ETL Application Comparison, Part 2


In this part of the ETL Application Comparison series, we are going to take a look at PDI 5.0.1 (Pentaho Data Integration), an ETL application that I have used several times in the past.

PDI is a workflow-based ETL application that is fairly simple and intuitive to use. PDI features a large variety of steps, allowing one to read and write data from a wide array of data sources. When setting up database connections, the user is presented with a large array of different databases to choose from. There are many different steps available for manipulating data and controlling the flow of rows between the steps. The implication of this, however, is that there are often several ways of doing the same things by using different steps.

There are a number of scripting steps that add a lot of power to the tool. There is a Java Expression step, that allows one to evaluate any Java expression to assign its value to a field. There is a Javascript step that allows one to define a javascript program that will run once for every data row that passes through the step. The most powerful step is the Java Class step, that allows one to process the rows using Java code. Rows are read and written using Java statements, which implies that incoming and outgoing rows need not be one-to-one.

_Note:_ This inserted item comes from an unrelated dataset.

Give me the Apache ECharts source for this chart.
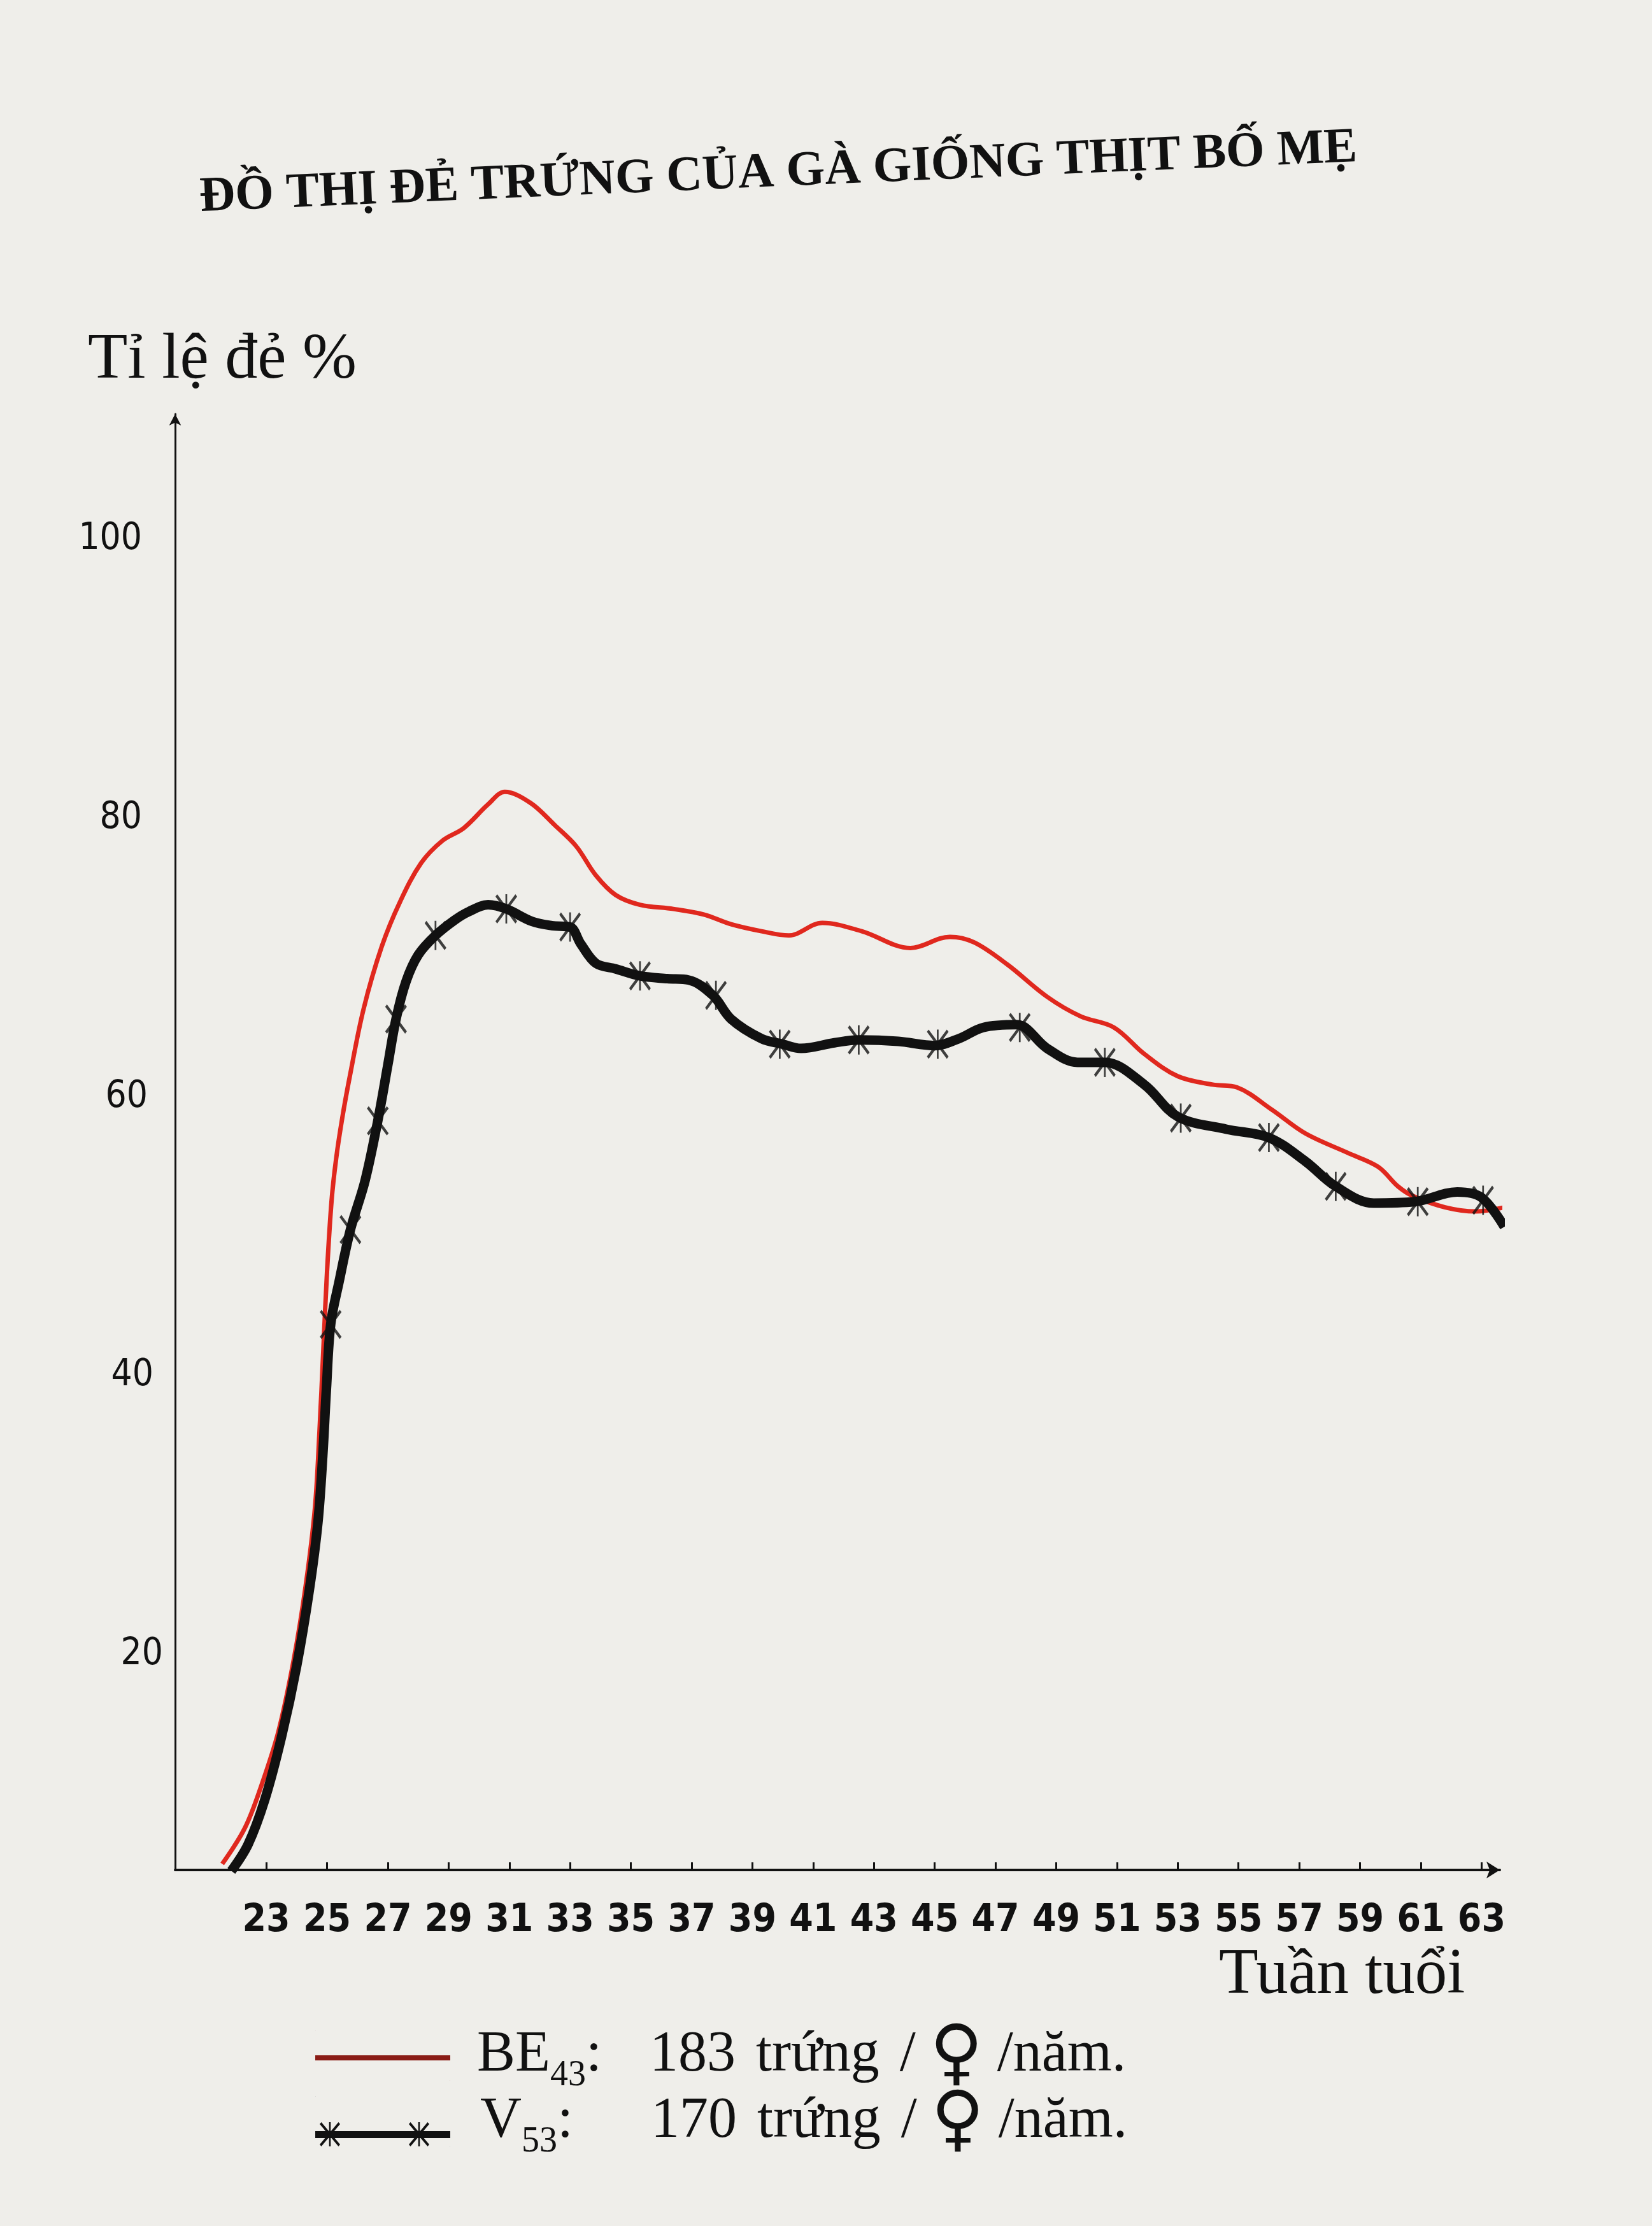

One can implement the step to output many rows for each incoming row or to group a number of incoming rows into one row.

Another useful feature of PDI is the Step Metrics that are displayed while a transformation is running (or after it finished). The Step Metrics report displays the number of rows passing into and out of each of the steps and also shows the speed of each step as rows/second. This can help to identify any bottlenecks if a transformation is taking too long to run.

I have built the data loading problem as defined in the previous post of this series in PDI, and PDI handled the scenario with relative ease. Here is a screenshot of the PDI “transformation” that I have built. A very brief description of the transformation follows.
 

The icons above are known as steps. Every step in a so-called “transformation” receives data rows from a previous step, one after the other, processes it, and outputs the altered rows to the following step(s). The Read Accounts step at the top-left corner reads all the CSV files using a regular expression to find the file names in the input folder that it should read. The Account Found? step splits the stream of incoming rows into two branches depending on whether the account already exists in the database or not. The Remove values step removes the fields that were created in the account-not-found branch, so that the rows of the two branches can be merged at the Build file paths step. Finally, the Group by File Name step groups the incoming rows by the corresponding source file names, outputting only one row per file. The Move Files step then moves each file to the processed folder.

Scheduling a PDI job or transformation to run on a periodical basis is not too trivial. You have to use the command line tool Pan.bat (or pan.sh for Unix-based systems) for transformations or Kitchen.bat (kitchen.sh) for jobs to achieve that (what we have built above is a transformation; a job consists of a number of entries that execute in sequence, and may include entries that invoke transformations). The recommended approach to scheduling is to write a simple .bat file that calls Kitchen with the necessary parameters and redirects the console output to a log file; then schedule the .bat file to run using Windows Schedule Tasks.

In conclusion we have seen that implementing the data loading problem in PDI was fairly straight-forward. The biggest catch for an inexperienced user of the application is probably the fact that any new, temporary fields that were defined in a branch need to be removed in order to merge the streams together again. Scheduling the process is doable, but could have been made easier.